-------- Excerpted records

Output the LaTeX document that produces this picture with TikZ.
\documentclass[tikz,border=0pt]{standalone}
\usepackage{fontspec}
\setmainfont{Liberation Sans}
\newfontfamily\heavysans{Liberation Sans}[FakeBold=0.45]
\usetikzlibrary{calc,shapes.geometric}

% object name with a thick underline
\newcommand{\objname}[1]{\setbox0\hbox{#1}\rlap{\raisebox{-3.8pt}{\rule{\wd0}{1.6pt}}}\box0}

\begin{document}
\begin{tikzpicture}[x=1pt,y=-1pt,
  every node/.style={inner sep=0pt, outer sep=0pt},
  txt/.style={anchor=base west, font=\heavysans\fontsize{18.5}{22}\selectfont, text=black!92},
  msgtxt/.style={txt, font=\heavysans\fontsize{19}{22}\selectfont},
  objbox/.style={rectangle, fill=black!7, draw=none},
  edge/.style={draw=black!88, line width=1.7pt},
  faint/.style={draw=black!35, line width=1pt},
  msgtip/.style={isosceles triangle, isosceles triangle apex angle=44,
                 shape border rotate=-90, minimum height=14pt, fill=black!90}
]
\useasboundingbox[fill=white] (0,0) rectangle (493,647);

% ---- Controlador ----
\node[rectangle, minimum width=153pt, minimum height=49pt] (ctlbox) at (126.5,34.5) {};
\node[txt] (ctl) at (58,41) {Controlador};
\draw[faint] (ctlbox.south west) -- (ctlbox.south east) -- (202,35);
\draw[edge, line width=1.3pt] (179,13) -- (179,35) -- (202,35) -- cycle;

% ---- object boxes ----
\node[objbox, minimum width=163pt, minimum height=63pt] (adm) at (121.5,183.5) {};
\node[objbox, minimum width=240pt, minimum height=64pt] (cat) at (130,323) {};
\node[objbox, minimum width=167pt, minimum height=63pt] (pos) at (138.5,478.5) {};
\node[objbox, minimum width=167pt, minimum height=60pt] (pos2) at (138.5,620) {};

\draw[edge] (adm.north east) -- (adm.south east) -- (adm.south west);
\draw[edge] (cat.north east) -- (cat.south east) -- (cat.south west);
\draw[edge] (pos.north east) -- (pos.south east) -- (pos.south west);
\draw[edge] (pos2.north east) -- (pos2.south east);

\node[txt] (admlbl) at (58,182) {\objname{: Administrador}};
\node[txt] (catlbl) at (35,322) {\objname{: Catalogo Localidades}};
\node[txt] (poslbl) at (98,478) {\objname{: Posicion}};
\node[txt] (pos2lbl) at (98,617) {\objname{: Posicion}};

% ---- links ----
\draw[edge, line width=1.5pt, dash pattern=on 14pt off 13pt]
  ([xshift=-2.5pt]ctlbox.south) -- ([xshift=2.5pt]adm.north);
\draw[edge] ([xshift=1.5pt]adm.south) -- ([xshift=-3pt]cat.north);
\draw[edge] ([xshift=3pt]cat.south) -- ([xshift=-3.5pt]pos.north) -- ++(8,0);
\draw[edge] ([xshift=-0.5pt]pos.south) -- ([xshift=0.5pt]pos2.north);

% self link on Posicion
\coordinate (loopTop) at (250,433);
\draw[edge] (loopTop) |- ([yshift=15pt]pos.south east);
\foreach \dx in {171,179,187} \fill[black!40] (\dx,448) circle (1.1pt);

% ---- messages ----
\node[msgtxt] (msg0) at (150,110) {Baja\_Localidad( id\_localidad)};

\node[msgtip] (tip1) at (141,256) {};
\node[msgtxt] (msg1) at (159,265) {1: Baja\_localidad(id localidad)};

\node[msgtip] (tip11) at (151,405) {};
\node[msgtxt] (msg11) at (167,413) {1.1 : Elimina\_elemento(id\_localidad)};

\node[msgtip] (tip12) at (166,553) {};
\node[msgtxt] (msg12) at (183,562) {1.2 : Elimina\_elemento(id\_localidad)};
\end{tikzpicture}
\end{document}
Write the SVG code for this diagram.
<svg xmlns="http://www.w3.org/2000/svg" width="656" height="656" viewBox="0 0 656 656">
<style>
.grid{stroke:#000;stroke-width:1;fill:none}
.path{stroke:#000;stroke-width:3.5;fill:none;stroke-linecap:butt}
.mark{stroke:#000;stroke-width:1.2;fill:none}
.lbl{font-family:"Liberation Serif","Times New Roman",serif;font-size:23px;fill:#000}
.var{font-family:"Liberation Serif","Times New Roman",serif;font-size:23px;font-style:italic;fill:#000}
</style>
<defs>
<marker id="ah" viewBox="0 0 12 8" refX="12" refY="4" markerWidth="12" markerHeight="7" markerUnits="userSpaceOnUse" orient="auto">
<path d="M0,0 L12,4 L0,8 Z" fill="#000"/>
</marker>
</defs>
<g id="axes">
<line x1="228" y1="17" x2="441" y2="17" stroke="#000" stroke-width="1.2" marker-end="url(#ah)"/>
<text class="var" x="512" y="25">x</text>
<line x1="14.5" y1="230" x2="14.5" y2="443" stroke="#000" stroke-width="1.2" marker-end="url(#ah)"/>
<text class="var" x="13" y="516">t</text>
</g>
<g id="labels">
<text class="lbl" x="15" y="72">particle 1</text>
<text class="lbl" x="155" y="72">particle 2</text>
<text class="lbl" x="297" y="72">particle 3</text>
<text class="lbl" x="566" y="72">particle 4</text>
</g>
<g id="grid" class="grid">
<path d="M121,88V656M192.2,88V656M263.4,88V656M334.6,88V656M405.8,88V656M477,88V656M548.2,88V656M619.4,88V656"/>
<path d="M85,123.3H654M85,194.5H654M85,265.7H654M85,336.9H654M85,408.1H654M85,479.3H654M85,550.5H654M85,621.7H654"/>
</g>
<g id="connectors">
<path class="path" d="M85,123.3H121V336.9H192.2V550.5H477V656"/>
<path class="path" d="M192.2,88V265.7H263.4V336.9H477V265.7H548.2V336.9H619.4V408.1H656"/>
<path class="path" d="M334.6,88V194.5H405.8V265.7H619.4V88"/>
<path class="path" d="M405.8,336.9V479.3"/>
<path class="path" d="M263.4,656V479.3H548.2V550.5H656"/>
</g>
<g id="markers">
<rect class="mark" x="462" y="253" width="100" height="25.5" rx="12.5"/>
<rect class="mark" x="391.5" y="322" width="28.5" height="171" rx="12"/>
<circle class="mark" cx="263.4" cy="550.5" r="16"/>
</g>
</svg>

----------------

Written problem:
Reproduce the listing in full. Keep it exactly as written.

Written solution:
Output the LaTeX document that produces this picture with TikZ.
\documentclass[tikz,border=0pt]{standalone}
\usepackage{fontspec}
\setmainfont{Liberation Sans}
\newfontfamily\heavysans{Liberation Sans}[FakeBold=0.45]
\usetikzlibrary{calc,shapes.geometric}

% object name with a thick underline
\newcommand{\objname}[1]{\setbox0\hbox{#1}\rlap{\raisebox{-3.8pt}{\rule{\wd0}{1.6pt}}}\box0}

\begin{document}
\begin{tikzpicture}[x=1pt,y=-1pt,
  every node/.style={inner sep=0pt, outer sep=0pt},
  txt/.style={anchor=base west, font=\heavysans\fontsize{18.5}{22}\selectfont, text=black!92},
  msgtxt/.style={txt, font=\heavysans\fontsize{19}{22}\selectfont},
  objbox/.style={rectangle, fill=black!7, draw=none},
  edge/.style={draw=black!88, line width=1.7pt},
  faint/.style={draw=black!35, line width=1pt},
  msgtip/.style={isosceles triangle, isosceles triangle apex angle=44,
                 shape border rotate=-90, minimum height=14pt, fill=black!90}
]
\useasboundingbox[fill=white] (0,0) rectangle (493,647);

% ---- Controlador ----
\node[rectangle, minimum width=153pt, minimum height=49pt] (ctlbox) at (126.5,34.5) {};
\node[txt] (ctl) at (58,41) {Controlador};
\draw[faint] (ctlbox.south west) -- (ctlbox.south east) -- (202,35);
\draw[edge, line width=1.3pt] (179,13) -- (179,35) -- (202,35) -- cycle;

% ---- object boxes ----
\node[objbox, minimum width=163pt, minimum height=63pt] (adm) at (121.5,183.5) {};
\node[objbox, minimum width=240pt, minimum height=64pt] (cat) at (130,323) {};
\node[objbox, minimum width=167pt, minimum height=63pt] (pos) at (138.5,478.5) {};
\node[objbox, minimum width=167pt, minimum height=60pt] (pos2) at (138.5,620) {};

\draw[edge] (adm.north east) -- (adm.south east) -- (adm.south west);
\draw[edge] (cat.north east) -- (cat.south east) -- (cat.south west);
\draw[edge] (pos.north east) -- (pos.south east) -- (pos.south west);
\draw[edge] (pos2.north east) -- (pos2.south east);

\node[txt] (admlbl) at (58,182) {\objname{: Administrador}};
\node[txt] (catlbl) at (35,322) {\objname{: Catalogo Localidades}};
\node[txt] (poslbl) at (98,478) {\objname{: Posicion}};
\node[txt] (pos2lbl) at (98,617) {\objname{: Posicion}};

% ---- links ----
\draw[edge, line width=1.5pt, dash pattern=on 14pt off 13pt]
  ([xshift=-2.5pt]ctlbox.south) -- ([xshift=2.5pt]adm.north);
\draw[edge] ([xshift=1.5pt]adm.south) -- ([xshift=-3pt]cat.north);
\draw[edge] ([xshift=3pt]cat.south) -- ([xshift=-3.5pt]pos.north) -- ++(8,0);
\draw[edge] ([xshift=-0.5pt]pos.south) -- ([xshift=0.5pt]pos2.north);

% self link on Posicion
\coordinate (loopTop) at (250,433);
\draw[edge] (loopTop) |- ([yshift=15pt]pos.south east);
\foreach \dx in {171,179,187} \fill[black!40] (\dx,448) circle (1.1pt);

% ---- messages ----
\node[msgtxt] (msg0) at (150,110) {Baja\_Localidad( id\_localidad)};

\node[msgtip] (tip1) at (141,256) {};
\node[msgtxt] (msg1) at (159,265) {1: Baja\_localidad(id localidad)};

\node[msgtip] (tip11) at (151,405) {};
\node[msgtxt] (msg11) at (167,413) {1.1 : Elimina\_elemento(id\_localidad)};

\node[msgtip] (tip12) at (166,553) {};
\node[msgtxt] (msg12) at (183,562) {1.2 : Elimina\_elemento(id\_localidad)};
\end{tikzpicture}
\end{document}
Write the SVG code for this diagram.
<svg xmlns="http://www.w3.org/2000/svg" width="656" height="656" viewBox="0 0 656 656">
<style>
.grid{stroke:#000;stroke-width:1;fill:none}
.path{stroke:#000;stroke-width:3.5;fill:none;stroke-linecap:butt}
.mark{stroke:#000;stroke-width:1.2;fill:none}
.lbl{font-family:"Liberation Serif","Times New Roman",serif;font-size:23px;fill:#000}
.var{font-family:"Liberation Serif","Times New Roman",serif;font-size:23px;font-style:italic;fill:#000}
</style>
<defs>
<marker id="ah" viewBox="0 0 12 8" refX="12" refY="4" markerWidth="12" markerHeight="7" markerUnits="userSpaceOnUse" orient="auto">
<path d="M0,0 L12,4 L0,8 Z" fill="#000"/>
</marker>
</defs>
<g id="axes">
<line x1="228" y1="17" x2="441" y2="17" stroke="#000" stroke-width="1.2" marker-end="url(#ah)"/>
<text class="var" x="512" y="25">x</text>
<line x1="14.5" y1="230" x2="14.5" y2="443" stroke="#000" stroke-width="1.2" marker-end="url(#ah)"/>
<text class="var" x="13" y="516">t</text>
</g>
<g id="labels">
<text class="lbl" x="15" y="72">particle 1</text>
<text class="lbl" x="155" y="72">particle 2</text>
<text class="lbl" x="297" y="72">particle 3</text>
<text class="lbl" x="566" y="72">particle 4</text>
</g>
<g id="grid" class="grid">
<path d="M121,88V656M192.2,88V656M263.4,88V656M334.6,88V656M405.8,88V656M477,88V656M548.2,88V656M619.4,88V656"/>
<path d="M85,123.3H654M85,194.5H654M85,265.7H654M85,336.9H654M85,408.1H654M85,479.3H654M85,550.5H654M85,621.7H654"/>
</g>
<g id="connectors">
<path class="path" d="M85,123.3H121V336.9H192.2V550.5H477V656"/>
<path class="path" d="M192.2,88V265.7H263.4V336.9H477V265.7H548.2V336.9H619.4V408.1H656"/>
<path class="path" d="M334.6,88V194.5H405.8V265.7H619.4V88"/>
<path class="path" d="M405.8,336.9V479.3"/>
<path class="path" d="M263.4,656V479.3H548.2V550.5H656"/>
</g>
<g id="markers">
<rect class="mark" x="462" y="253" width="100" height="25.5" rx="12.5"/>
<rect class="mark" x="391.5" y="322" width="28.5" height="171" rx="12"/>
<circle class="mark" cx="263.4" cy="550.5" r="16"/>
</g>
</svg>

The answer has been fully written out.